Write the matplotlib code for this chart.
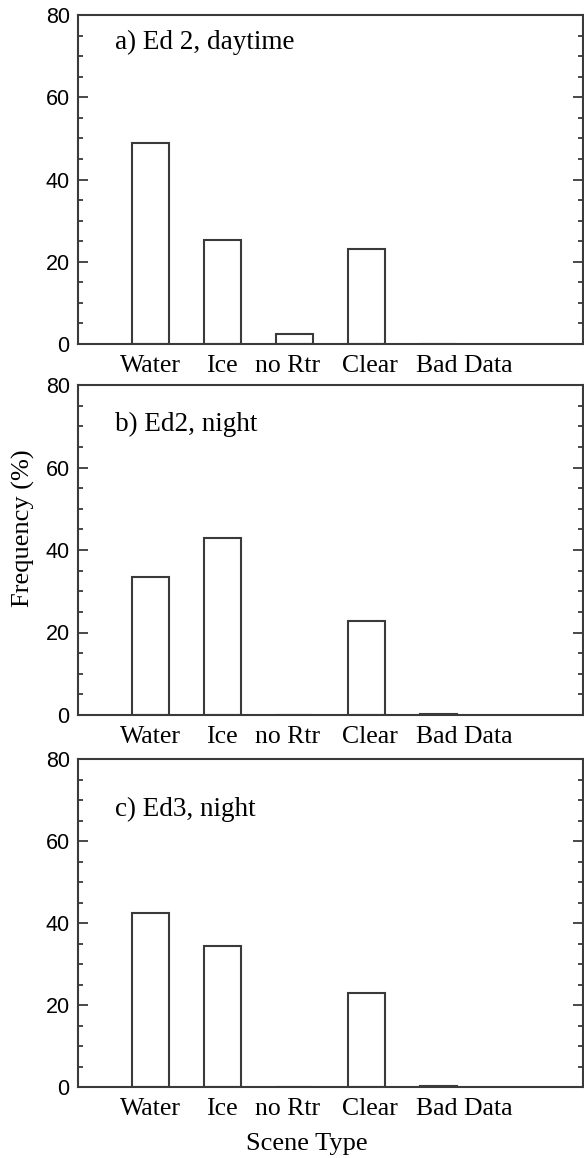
import numpy as np
import matplotlib.pyplot as plt
from matplotlib.ticker import MultipleLocator

# scene types and frequencies (%)
scenes = ["Water", "Ice", "no Rtr", "Clear", "Bad Data"]
ed2_day = [48.9, 25.3, 2.4, 23.2, 0.0]
ed2_night = [33.5, 43.0, 0.0, 22.9, 0.3]
ed3_night = [42.4, 34.4, 0.0, 22.9, 0.3]

titles = ["a) Ed 2, daytime", "b) Ed2, night", "c) Ed3, night"]
series = [ed2_day, ed2_night, ed3_night]

serif = "Liberation Serif"
sans = "Liberation Sans"
edge = "#3a3a3a"

fig = plt.figure(figsize=(5.84, 11.58), dpi=100)

W, H = 584.0, 1158.0
left, right = 78 / W, 583 / W
# (top, bottom) of each panel in pixels
boxes = [(15, 344), (385, 715), (759, 1087)]
title_y = [0.956, 0.92, 0.886]

x = np.arange(1, len(scenes) + 1)
label_x = [1.0, 2.0, 2.9, 4.05, 5.35]

for k in range(3):
    top, bot = boxes[k]
    ax = fig.add_axes([left, 1 - bot / H, right - left, (bot - top) / H])
    ax.bar(x, series[k], width=0.51, facecolor="white", edgecolor=edge, linewidth=1.5)
    ax.set_xlim(0, 7)
    ax.set_ylim(0, 80)

    ax.yaxis.set_major_locator(MultipleLocator(20))
    ax.yaxis.set_minor_locator(MultipleLocator(5))
    ax.tick_params(axis="y", which="both", direction="in", left=True, right=True,
                   colors=edge, width=1.3, labelcolor="black", labelsize=15.5, pad=6)
    ax.tick_params(axis="y", which="major", length=7)
    ax.tick_params(axis="y", which="minor", length=3.5)
    for lab in ax.get_yticklabels():
        lab.set_fontfamily(sans)

    ax.set_xticks(label_x)
    ax.set_xticklabels(scenes, fontfamily=serif, fontsize=18.5)
    ax.tick_params(axis="x", length=0, pad=8)

    for s in ax.spines.values():
        s.set_color(edge)
        s.set_linewidth(1.5)

    ax.text(0.073, title_y[k], titles[k], transform=ax.transAxes, ha="left", va="top",
            fontfamily=serif, fontsize=19.5)

fig.text(23 / W, 1 - 528 / H, "Frequency (%)", rotation=90, ha="center", va="center",
         fontfamily=serif, fontsize=19)
fig.text(307 / W, 1 - 1150 / H, "Scene Type", ha="center", va="baseline",
         fontfamily=serif, fontsize=19)

fig.savefig("out.png", dpi=100)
=-=-=
- **TASK OBJECTIVE**: Make an exact copy of all the material, but keep the pictures out of it.

- **REPLY TO THE TASK**:
Write the matplotlib code for this chart.
import numpy as np
import matplotlib.pyplot as plt
from matplotlib.ticker import MultipleLocator

# scene types and frequencies (%)
scenes = ["Water", "Ice", "no Rtr", "Clear", "Bad Data"]
ed2_day = [48.9, 25.3, 2.4, 23.2, 0.0]
ed2_night = [33.5, 43.0, 0.0, 22.9, 0.3]
ed3_night = [42.4, 34.4, 0.0, 22.9, 0.3]

titles = ["a) Ed 2, daytime", "b) Ed2, night", "c) Ed3, night"]
series = [ed2_day, ed2_night, ed3_night]

serif = "Liberation Serif"
sans = "Liberation Sans"
edge = "#3a3a3a"

fig = plt.figure(figsize=(5.84, 11.58), dpi=100)

W, H = 584.0, 1158.0
left, right = 78 / W, 583 / W
# (top, bottom) of each panel in pixels
boxes = [(15, 344), (385, 715), (759, 1087)]
title_y = [0.956, 0.92, 0.886]

x = np.arange(1, len(scenes) + 1)
label_x = [1.0, 2.0, 2.9, 4.05, 5.35]

for k in range(3):
    top, bot = boxes[k]
    ax = fig.add_axes([left, 1 - bot / H, right - left, (bot - top) / H])
    ax.bar(x, series[k], width=0.51, facecolor="white", edgecolor=edge, linewidth=1.5)
    ax.set_xlim(0, 7)
    ax.set_ylim(0, 80)

    ax.yaxis.set_major_locator(MultipleLocator(20))
    ax.yaxis.set_minor_locator(MultipleLocator(5))
    ax.tick_params(axis="y", which="both", direction="in", left=True, right=True,
                   colors=edge, width=1.3, labelcolor="black", labelsize=15.5, pad=6)
    ax.tick_params(axis="y", which="major", length=7)
    ax.tick_params(axis="y", which="minor", length=3.5)
    for lab in ax.get_yticklabels():
        lab.set_fontfamily(sans)

    ax.set_xticks(label_x)
    ax.set_xticklabels(scenes, fontfamily=serif, fontsize=18.5)
    ax.tick_params(axis="x", length=0, pad=8)

    for s in ax.spines.values():
        s.set_color(edge)
        s.set_linewidth(1.5)

    ax.text(0.073, title_y[k], titles[k], transform=ax.transAxes, ha="left", va="top",
            fontfamily=serif, fontsize=19.5)

fig.text(23 / W, 1 - 528 / H, "Frequency (%)", rotation=90, ha="center", va="center",
         fontfamily=serif, fontsize=19)
fig.text(307 / W, 1 - 1150 / H, "Scene Type", ha="center", va="baseline",
         fontfamily=serif, fontsize=19)

fig.savefig("out.png", dpi=100)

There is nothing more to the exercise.